Non-profit companies may be companies limited by guarantee which are authorized to issue shares. They may also be companies limited by guarantee which are not authorized to issue shares. The Registrar is not permitted to incorporate a non-profit company without the written approval of the NPO Supervisor.
Activities which are not consistent with the purpose of the company stated in its articles of incorporation are not permitted.
Turks and Caicos Profile
Turks and Caicos are two island groups in the North Atlantic Ocean. They are southeast of The Bahamas and north of Haiti. The islands were part of the UK’s Jamaican colony until 1962. The islands assumed the status of separate crown colony when Jamaica gained its independence. They received a separate governor in 1973 and independence was slated for 1982. However, this decision was overturned and the islands remain a British overseas territory. Hurricane Maria caused significant damage to Grand Turk Island in 2017. It resulted in the loss of power and communications, in addition to destruction of property.

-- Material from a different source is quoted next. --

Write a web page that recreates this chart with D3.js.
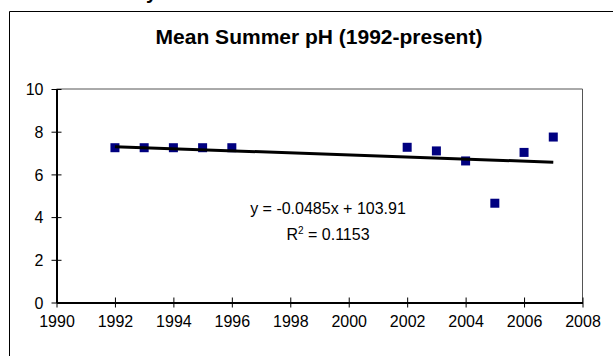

The economy of Turks and Caicos is based on tourism, offshore financial services, and fishing. The majority of capital goods and food for domestic consumption are imported. The United States is the leading source of tourists in Turks and Caicos. Americans account of more than three-quarters of the more than 1 million visitors to the islands in 2013. More than three-quarters of the visitors to Turks and Caicos arrive by ship as it is a popular cruise and luxury tourism destination.